Let’s say you’re planning to pass the farm to your children. If the land isn’t within the partnership or the records don’t match reality, HMRC could challenge the claim. That could leave your family with a bill running into six figures.
A well-structured agreement can save your family thousands. A vague one could cost them everything.
This isn’t about clever tax planning. It’s about getting the foundations right, so your farm is protected for the future.
How can family changes affect farm partnerships?
Farming families don’t stand still. Children grow up. People marry, divorce, retire or pass away. Life happens.
And when it does, your business structure needs to keep pace.
Here are some real-world scenarios I’ve come across:
- One son runs the farm full time. His sister works in the city. Dad wants to be fair. But what does “fair” actually mean when one child is keeping the farm going and the other isn’t involved?
- A daughter joins the partnership, then gets married. A few years later, she divorces. The land was in her name. Suddenly the family business is caught up in a divorce settlement.
- The parents want to step back gradually. They don’t want to let go entirely but need a way to reduce their involvement while keeping oversight and a share of the income.

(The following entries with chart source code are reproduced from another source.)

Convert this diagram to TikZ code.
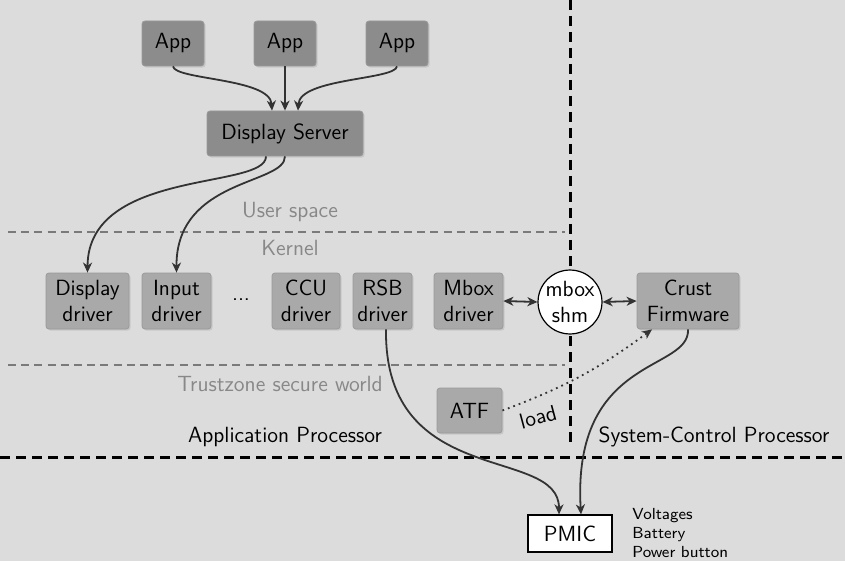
\documentclass[tikz,border=0pt]{standalone}
\usetikzlibrary{arrows.meta,shadows}
\definecolor{bg}{HTML}{DCDCDC}
\definecolor{boxdark}{HTML}{8C8C8C}
\definecolor{boxlight}{HTML}{A9A9A9}
\definecolor{boxedge}{HTML}{9A9A9A}
\definecolor{linec}{HTML}{333333}
\definecolor{labelc}{HTML}{888888}
\begin{document}
\begin{tikzpicture}[x=0.5pt,y=-0.5pt,font=\sffamily\fontsize{11}{13}\selectfont,
  box/.style={draw=boxedge,rounded corners=1.5pt,inner sep=0pt,align=center,
    minimum height=28pt,drop shadow={opacity=0.22,shadow xshift=0.8pt,shadow yshift=-0.8pt}},
  darkbox/.style={box,fill=boxdark,minimum height=22.5pt},
  lightbox/.style={box,fill=boxlight},
  arr/.style={draw=linec,line width=0.9pt,-{Stealth[length=5pt,width=4.5pt,inset=1.5pt]}},
  darr/.style={draw=linec,line width=0.9pt,{Stealth[length=5pt,width=4.5pt,inset=1.5pt]}-{Stealth[length=5pt,width=4.5pt,inset=1.5pt]}},
  thin dash/.style={draw=labelc!90!black,line width=0.6pt,dash pattern=on 4pt off 2.6pt},
  thick dash/.style={draw=black,line width=1.5pt,dash pattern=on 5pt off 3pt},
  layer/.style={text=labelc}]
\fill[bg] (0,0) rectangle (845,561);
\useasboundingbox (0,0) rectangle (845,561);
% separators
\draw[thin dash] (8,232) -- (565,232);
\draw[thin dash] (8,365) -- (565,365);
\draw[thick dash] (570,0) -- (570,445);
\draw[thick dash] (0,457) -- (845,457);
% layer labels
\node[layer] (us) at (290,212) {User space};
\node[layer] (kn) at (290,248) {Kernel};
\node[layer] (tz) at (280,384) {Trustzone secure world};
\node (ap) at (285,437) {Application Processor};
\node (scp) at (714,437) {System-Control Processor};
% nodes
\node[darkbox,minimum width=31pt] (app1) at (173,43.5) {App};
\node[darkbox,minimum width=31pt] (app2) at (285,43.5) {App};
\node[darkbox,minimum width=31pt] (app3) at (397,43.5) {App};
\node[darkbox,minimum width=78pt] (ds) at (285,133.5) {Display Server};
\node[lightbox,minimum width=41.5pt] (dd) at (87.5,301) {Display\\driver};
\node[lightbox,minimum width=34.5pt] (id) at (176.5,301) {Input\\driver};
\node (dots) at (241,300) {...};
\node[lightbox,minimum width=34pt] (ccu) at (306,301) {CCU\\driver};
\node[lightbox,minimum width=29.5pt] (rsb) at (382.5,301) {RSB\\driver};
\node[lightbox,minimum width=34.5pt] (mbox) at (468.5,301) {Mbox\\driver};
\node[circle,draw=black,fill=white,line width=0.6pt,inner sep=0pt,minimum size=31.5pt,align=center] (shm) at (570,302) {mbox\\shm};
\node[lightbox,minimum width=51pt] (crust) at (688,301) {Crust\\Firmware};
\node[lightbox,minimum width=32.5pt,minimum height=22.5pt] (atf) at (469.5,410.5) {ATF};
\node[draw=black,fill=white,line width=0.6pt,minimum width=42pt,minimum height=18.5pt,inner sep=0pt] (pmic) at (570,533.5) {PMIC};
\node[anchor=north west,align=left,font=\sffamily\fontsize{8}{9.5}\selectfont,inner sep=0pt] (info) at (632,508) {Voltages\\Battery\\Power button};
% connectors
\path[arr] (app1.south) .. controls (175,80) and (270,78) .. ([xshift=-6.5pt]ds.north);
\path[arr] (app2.south) -- (ds.north);
\path[arr] (app3.south) .. controls (395,80) and (300,78) .. ([xshift=6.5pt]ds.north);
\path[arr] ([xshift=-9.5pt]ds.south) .. controls (266,190) and (88,168) .. (dd.north);
\path[arr] (ds.south) .. controls (285,185) and (176,178) .. (id.north);
\path[arr] ([xshift=1.75pt]rsb.south) .. controls (384,490) and (559,445) .. ([xshift=-5.5pt]pmic.north);
\path[arr] (crust.south) .. controls (690,372) and (572,355) .. ([xshift=5.5pt]pmic.north);
\path[darr] (mbox.east) -- (shm.west);
\path[darr] (shm.east) -- (crust.west);
\draw[linec,line width=0.9pt,dotted,-{Stealth[length=5pt,width=4.5pt,inset=1.5pt]}] (atf.east) to[bend right=8] ([xshift=-18pt]crust.south);
\node[rotate=15] (load) at (538,417) {load};
\end{tikzpicture}
\end{document}
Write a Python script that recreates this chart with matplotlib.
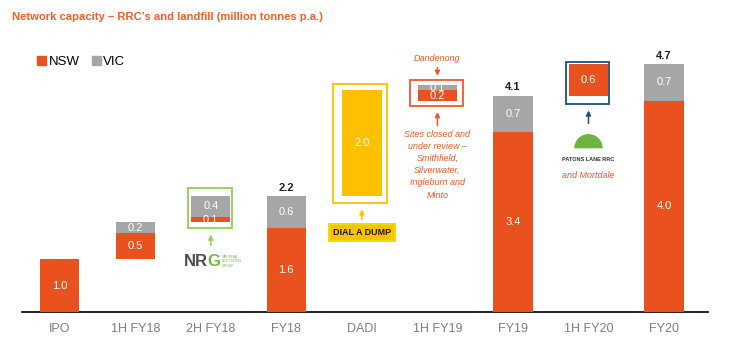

These aren’t extreme cases. They’re common and without a clear partnership structure, they can cause serious strain both financially and emotionally.
You might not want to deal with it now, but your children will thank you later if you do.
How can a farm partnership agreement protect control of the business?
Some farmers worry that formalising things means losing control. But the opposite is true.
A good partnership agreement gives you the framework to make decisions confidently. It sets out who owns what, how decisions are made and what happens if someone wants to leave or retire.
That puts you in control. Not HMRC. Not the courts and not an outdated assumption.
It also helps avoid tension between family members. Everyone knows where they stand and what the future plan looks like.
Clarity today is better than conflict tomorrow.
What should you include in a farm partnership agreement?
Even if you’ve already got an agreement in place, it’s worth checking whether it still fits your current set-up.
Here’s a quick list of things to review:
✅ Is the land and property formally part of the partnership?
✅ Are all current partners named, including any children who’ve joined the business?
✅ Do the profit shares still reflect reality?
✅ Have you accounted for any life events like marriage, retirement or death?
In many cases, all that’s needed is a few updates. But they could make a huge difference later on.
We’re here to help
You’ve worked hard to build a strong, stable business. The right farm partnership structure helps protect that for you, your family and the next generation.
If your agreement is tucked away in a drawer somewhere, or you’re not even sure if you have one, it’s worth dusting it off. Sometimes a small change is all it takes to avoid a big problem later.
If you’ve got a will for the family, you should have a partnership agreement for the farm.
If you’d like to talk it through, I’m always happy to help. No pressure. No jargon. Just practical advice to get everything lined up properly. We work closely with our colleagues in the legal sector to make sure the agreements work from both a legal perspective and a tax perspective.
Frequently Asked Questions
What should be included in a farm partnership agreement?
Ownership of land and property, profit shares, partner responsibilities and what happens if someone retires, leaves or dies. It should also explain how decisions are made and what happens in a dispute.
Do I need a formal agreement if we’re family?
Yes. Verbal agreements often lead to misunderstandings. A written agreement protects everyone and keeps the farm running smoothly.
Can a farm partnership reduce tax bills?
Yes, if it’s structured properly. It can help you qualify for Agricultural Property Relief and Business Property Relief. It can also help to avoid unnecessary tax charges such as SDLT when moving land around the partnership.